Does that cover all the relevant scenarios? |
I think so. |
Reading through the comments of @ThomDietrich and @jamesmyatt we should keep the /set command as non retained as per the convention. I think we should also specify that /set messages are to be sent with a QoS of 0. Controllers can monitor the result of a set command by checking the value of the property and determine actions to take if the /set command does not result in a value change. This is where that logic belongs - not on the device itself. We still need to come up with a scheme for devices where it is desirable to restore their state to the last command sent from the controller. This could be done without changing anything, as the controller knows if a device is or isn't online and when a device reconnects with a $state ready message. That should trigger the controller to use a /set command to restore the device's state. Another option, which I like less, would be another command topic /restore, with retained and QoS of 1 or 2, which devices could subscribe to and controllers could set as needed. |
I really like this idea, but what should happen if a controller doesn't do this? Can devices depend on this behaviour? Or should they use sane defaults instead? We could make that option more explicit by adding |
A controller should know enough about the devices it controls that on reconnect, a device needs it's state set. Also, devices (when programmed) will know if they can determine their own state or need to set startup/default values. This isn't something the convention should determine. As mentioned here we need to document these discussions either in the convention or an FAQ |
A device should always use sane default values. I still think we should allow sending set as a retained topic though as it makes implementation of controllers extremly simple if the controller is your single point of truth (which is often the case). |
@Thalhammer - I feel we really need a different solution. This would break my implementation and change the convention as outlined in 5.3.2. Are you using a custom controller or OpenHAB? |
I use an all custom homeautomation system I wrote from scratch a couple of years back. How would allowing retained sets break something ? |
I have about 100 homie light/switch devices that are controlled by OpenHAB and also local control. So the source of truth about device state is the actual device, not the controller. If the connection between the device and controller breaks, on reconnect all the set commands get sent again and the lights will change - not desired behavior. How would a device determine if the set message was "old" or current? |
In that case you would not send as retained. Thats why it would be allowed and not required. There was a discussion about using an optional attribute to indicate whether retained should be used. |
For me the cons of allowing set to be retained are:
That being said, having the default be not retained but allowing retained may solve for # 2 above. |
@Thalhammer how will the controller know when it is allowed to use retained set commands? |
The original idea was to have an optional attribute which if present indicates how the controller should behave.

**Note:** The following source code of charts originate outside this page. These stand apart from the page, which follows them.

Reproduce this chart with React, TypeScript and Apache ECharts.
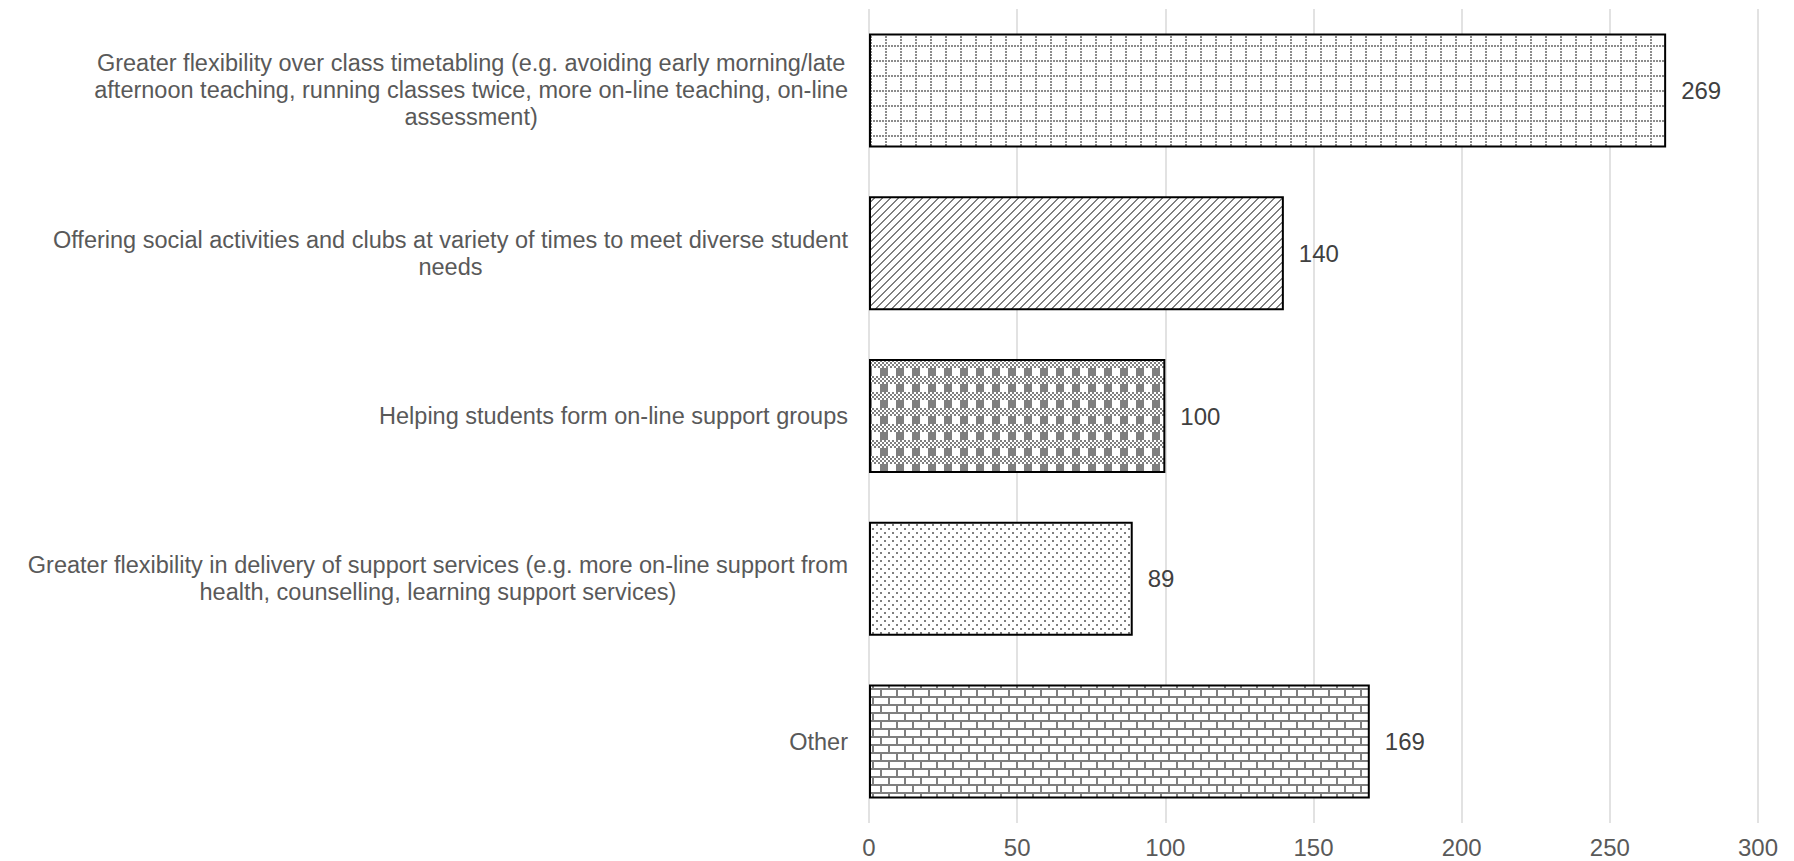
import React, { useEffect, useRef } from "react";
import * as echarts from "echarts";

const categories: string[] = [
  "Greater flexibility over class timetabling (e.g. avoiding early morning/late\nafternoon teaching, running classes twice, more on-line teaching, on-line\nassessment)",
  "Offering social activities and clubs at variety of times to meet diverse student\nneeds",
  "Helping students form on-line support groups",
  "Greater flexibility in delivery of support services (e.g. more on-line support from\nhealth, counselling, learning support services)",
  "Other",
];

const values: number[] = [269, 140, 100, 89, 169];

const xTicks = { min: 0, max: 300, interval: 50 };

const FONT = '"Liberation Sans", Arial, Helvetica, sans-serif';
const INK = "#7f7f7f";

type Painter = (ctx: CanvasRenderingContext2D) => void;

function makeTile(w: number, h: number, paint: Painter): HTMLCanvasElement {
  const c = document.createElement("canvas");
  c.width = w;
  c.height = h;
  const ctx = c.getContext("2d")!;
  ctx.fillStyle = "#ffffff";
  ctx.fillRect(0, 0, w, h);
  ctx.fillStyle = INK;
  paint(ctx);
  return c;
}

// dotted grid
const dottedGrid: Painter = (ctx) => {
  ctx.fillStyle = "#8c8c8c";
  for (let i = 0; i < 15; i += 3) {
    ctx.fillRect(i, 0, 2, 2);
    ctx.fillRect(0, i, 2, 2);
  }
};

// upward diagonal hatch
const diagonal: Painter = (ctx) => {
  for (let y = 0; y < 8; y++) {
    const x0 = 7 - y;
    for (let k = 0; k < 2; k++) ctx.fillRect((x0 + k) % 8, y, 1, 1);
  }
};

// plaid
const plaid: Painter = (ctx) => {
  ctx.fillRect(0, 0, 8, 8);
  for (let y = 8; y < 16; y += 2) {
    for (let x = 0; x < 16; x += 2) {
      if (((x + y) / 2) % 2 === 0) ctx.fillRect(x, y, 2, 2);
    }
  }
};

// small dots
const dots: Painter = (ctx) => {
  ctx.fillRect(0, 0, 2, 2);
  ctx.fillRect(4, 4, 2, 2);
};

// brick
const brick: Painter = (ctx) => {
  ctx.fillRect(0, 0, 16, 2);
  ctx.fillRect(0, 8, 16, 2);
  ctx.fillRect(0, 0, 2, 8);
  ctx.fillRect(8, 8, 2, 8);
};

export default function App() {
  const ref = useRef<HTMLDivElement>(null);

  useEffect(() => {
    if (!ref.current) return;
    const chart = echarts.init(ref.current, undefined, { renderer: "svg" });

    const tiles = [
      makeTile(15, 15, dottedGrid),
      makeTile(8, 8, diagonal),
      makeTile(16, 16, plaid),
      makeTile(8, 8, dots),
      makeTile(16, 16, brick),
    ];

    chart.setOption({
      animation: false,
      backgroundColor: "#ffffff",
      grid: {
        left: 869,
        right: 36,
        top: 9,
        bottom: 38,
        containLabel: false,
        outerBoundsMode: "none",
      },
      xAxis: {
        type: "value",
        min: xTicks.min,
        max: xTicks.max,
        interval: xTicks.interval,
        axisLine: { show: false },
        axisTick: { show: false },
        splitLine: { show: true, lineStyle: { color: "#d9d9d9", width: 1.5 } },
        axisLabel: {
          color: "#595959",
          fontSize: 24,
          lineHeight: 24,
          fontFamily: FONT,
          margin: 12,
        },
      },
      yAxis: {
        type: "category",
        data: categories,
        inverse: true,
        axisLine: { show: false },
        axisTick: { show: false },
        axisLabel: {
          margin: 21,
          align: "right",
          formatter: (v: string) =>
            v
              .split("\n")
              .map((l) => `{c|${l}}`)
              .join("\n"),
          rich: {
            c: {
              align: "center",
              fontSize: 23.5,
              lineHeight: 27,
              color: "#595959",
              fontFamily: FONT,
            },
          },
        },
      },
      series: [
        {
          type: "bar",
          barCategoryGap: "30%",
          data: values.map((v, i) => ({
            value: v,
            itemStyle: {
              color: { image: tiles[i], repeat: "repeat" },
              borderColor: "#000000",
              borderWidth: 2,
            },
          })),
          label: {
            show: true,
            position: "right",
            distance: 15,
            color: "#404040",
            fontSize: 24,
            fontFamily: FONT,
          },
        },
      ],
    });

    return () => chart.dispose();
  }, []);

  return (
    <div
      ref={ref}
      style={{ position: "fixed", left: 0, top: 0, width: 1794, height: 861 }}
    />
  );
}
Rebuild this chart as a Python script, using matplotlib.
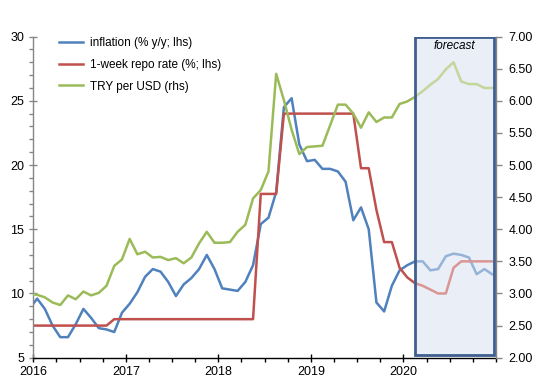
import numpy as np
import pandas as pd
import matplotlib
matplotlib.use("Agg")
import matplotlib.pyplot as plt
from matplotlib.patches import Rectangle
from matplotlib.ticker import MultipleLocator, FormatStrFormatter

plt.rcParams['font.family'] = ['Liberation Sans', 'DejaVu Sans']

# monthly data, Dec 2015 .. Dec 2020 (Dec 2015 only so the line runs into the left edge)
months = pd.period_range('2015-12', '2020-12', freq='M')

inflation = [8.8,
             9.6, 8.8, 7.5, 6.6, 6.6, 7.6, 8.8, 8.1, 7.3, 7.2, 7.0, 8.5,
             9.2, 10.1, 11.3, 11.9, 11.7, 10.9, 9.8, 10.7, 11.2, 11.9, 13.0, 11.9,
             10.4, 10.3, 10.2, 10.9, 12.2, 15.4, 15.9, 17.9, 24.5, 25.2, 21.6, 20.3,
             20.4, 19.7, 19.7, 19.5, 18.7, 15.7, 16.7, 15.0, 9.3, 8.6, 10.6, 11.8,
             12.2, 12.5, 12.5, 11.8, 11.9, 12.9, 13.1, 13.0, 12.8, 11.5, 11.9, 11.5]

repo_rate = [7.5,
             7.5, 7.5, 7.5, 7.5, 7.5, 7.5, 7.5, 7.5, 7.5, 7.5, 8.0, 8.0,
             8.0, 8.0, 8.0, 8.0, 8.0, 8.0, 8.0, 8.0, 8.0, 8.0, 8.0, 8.0,
             8.0, 8.0, 8.0, 8.0, 8.0, 17.75, 17.75, 17.75, 24.0, 24.0, 24.0, 24.0,
             24.0, 24.0, 24.0, 24.0, 24.0, 24.0, 19.75, 19.75, 16.5, 14.0, 14.0, 12.0,
             11.25, 10.8, 10.6, 10.3, 10.0, 10.0, 12.0, 12.5, 12.5, 12.5, 12.5, 12.5]

usd_try = [2.99,
           2.98, 2.94, 2.86, 2.82, 2.97, 2.91, 3.03, 2.97, 3.01, 3.12, 3.43, 3.53,
           3.85, 3.61, 3.65, 3.56, 3.57, 3.52, 3.55, 3.47, 3.56, 3.78, 3.96, 3.79,
           3.79, 3.80, 3.96, 4.07, 4.48, 4.61, 4.90, 6.42, 6.01, 5.55, 5.17, 5.28,
           5.29, 5.30, 5.62, 5.94, 5.94, 5.80, 5.58, 5.82, 5.67, 5.74, 5.74, 5.95,
           5.99, 6.06, 6.15, 6.25, 6.34, 6.49, 6.60, 6.30, 6.26, 6.26, 6.20, 6.20]

last_actual = '2020-02'
year_ticks = [2016, 2017, 2018, 2019, 2020]

BLUE, RED, GREEN = '#4F81BD', '#C0504D', '#9BBB59'
BLUE_F, RED_F, GREEN_F = '#95B3D7', '#D99694', '#C3D69B'
GREY = '#868686'


def draw_chart(output):
    # mid-month positions on a fractional-year axis
    x = np.array([m.year + (m.month - 0.5) / 12 for m in months])
    cut = list(months.astype(str)).index(last_actual)

    fig = plt.figure(figsize=(5.51, 3.86), dpi=100)
    ax = fig.add_axes([0.0604, 0.0733, 0.8397, 0.832])
    ax2 = ax.twinx()

    # forecast box (fill under the lines, border on top)
    box_x0 = x[cut]
    box_x1 = 2020.975
    ax.add_patch(Rectangle((box_x0, 5.2), box_x1 - box_x0, 24.75,
                           facecolor='#E9EEF7', edgecolor='none', zorder=0))
    ax2.add_patch(Rectangle((box_x0, 5.2), box_x1 - box_x0, 24.75,
                            facecolor='none', edgecolor='#3F5F8F', linewidth=2.0,
                            transform=ax.transData, zorder=5))
    ax2.text((box_x0 + box_x1) / 2, 29.3, 'forecast', transform=ax.transData,
             ha='center', va='center', fontsize=8.5, style='italic', zorder=6)

    inf = np.array(inflation)
    rep = np.array(repo_rate)
    fx = np.array(usd_try)

    ax.plot(x[:cut + 1], inf[:cut + 1], color=BLUE, lw=1.8, label='inflation (% y/y; lhs)')
    ax.plot(x[:cut + 1], rep[:cut + 1], color=RED, lw=1.8, label='1-week repo rate (%; lhs)')
    ax.plot(x[cut:], inf[cut:], color=BLUE_F, lw=1.8)
    ax.plot(x[cut:], rep[cut:], color=RED_F, lw=1.8)
    ax2.plot(x[:cut + 1], fx[:cut + 1], color=GREEN, lw=1.8, label='TRY per USD (rhs)')
    ax2.plot(x[cut:], fx[cut:], color=GREEN_F, lw=1.8)

    # axes
    ax.set_xlim(2016, 2021)
    ax.set_ylim(5, 30)
    ax2.set_ylim(2, 7)
    ax.set_xticks(year_ticks)
    ax.set_xticklabels([str(y) for y in year_ticks])
    ax.xaxis.set_minor_locator(MultipleLocator(0.25))
    ax.yaxis.set_major_locator(MultipleLocator(5))
    ax.yaxis.set_minor_locator(MultipleLocator(1))
    ax2.yaxis.set_major_locator(MultipleLocator(0.5))
    ax2.yaxis.set_major_formatter(FormatStrFormatter('%.2f'))

    ax.tick_params(axis='y', which='major', direction='inout', length=6, width=1,
                   color=GREY, labelsize=9, pad=3.6)
    ax.tick_params(axis='y', which='minor', direction='out', length=3, width=1, color=GREY)
    ax.tick_params(axis='x', which='major', direction='inout', length=6, width=1,
                   color='black', labelsize=9, pad=3.2)
    ax.tick_params(axis='x', which='minor', direction='out', length=3, width=1, color='black')
    ax2.tick_params(axis='y', which='major', direction='out', length=4, width=1,
                    color=GREY, labelsize=9, pad=5)

    for a in (ax, ax2):
        a.spines['top'].set_visible(False)
    ax.spines['right'].set_visible(False)
    ax.spines['left'].set_color(GREY)
    ax.spines['bottom'].set_color('black')
    ax2.spines['left'].set_visible(False)
    ax2.spines['bottom'].set_visible(False)
    ax2.spines['right'].set_color(GREY)
    for a in (ax, ax2):
        for s in a.spines.values():
            s.set_linewidth(1)

    # legend
    h1, l1 = ax.get_legend_handles_labels()
    h2, l2 = ax2.get_legend_handles_labels()
    ax2.legend(h1 + h2, l1 + l2, loc='upper left', bbox_to_anchor=(0.056, 0.998),
               frameon=False, fontsize=8.5, handlelength=2.05, handletextpad=0.6,
               labelspacing=0.82, borderpad=0, borderaxespad=0)

    fig.savefig(output, dpi=100)


if __name__ == "__main__":
    draw_chart("out.png")
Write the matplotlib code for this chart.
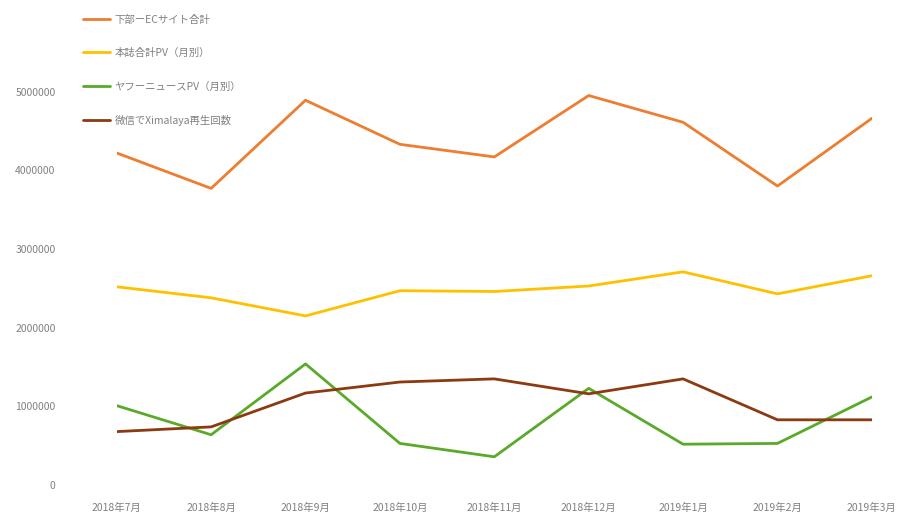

So the default would be the behaviour as it is currently defined in the convention (thus keeping existing devices compatible) and can be changed by broadcasting the attribute. But I am completely to any other idea on how to handle it. |
Hi all, I'm quite new to the Homie convention and in general it has been a great help in rapidly setting up a few random IOT devices. I have an ESP32 device that I want to be able to sleep and periodically wake up to check for updates to a topic... currently that is not possible. You have included the ability to 'Sleep' in the convention, surely that is rendered useless if, when a device wakes up, it doesn't receive the most current 'set' command. Yes, there are absolutely times you don't want the set command to be retained. However to not have the ability for the developer to pick and choose seems a little short sighted and opinionated. EDIT: So amusingly Openhab (which proports to abide by v3) uses a non-retained /set topic. I wonder what would be simpler, getting Homie v4 onwards changed or get Openhab to correctly abide by v3.... EDIT 2: "Added the hint that controllers publish to "/set" only with non retained messages." - this is a complete 180° change from "This especially fits well with MQTT, because of retained messages" to "non-maintained messages only". It seems like a change to the convention that was glossed over to go from retained to non-retained on "/set" without any reasoning. |
"This especially fits well with MQTT, because of retained messages" was directed at the value topic, not the /set topic. V4 just clarifies that misunderstanding. This is why we have this issue here, to discuss how to progress. But no idea found enough supporters for a pull request yet. You can of course just create one and let people decide with a concrete suggestion. |
Is there a reason, why set command are not allowed to be retained?
When I implemented my first device using mqtt, I liked the possibility to retain the color value send from openhab in mqtt, because my device was able to regain the value after it lost power or connection.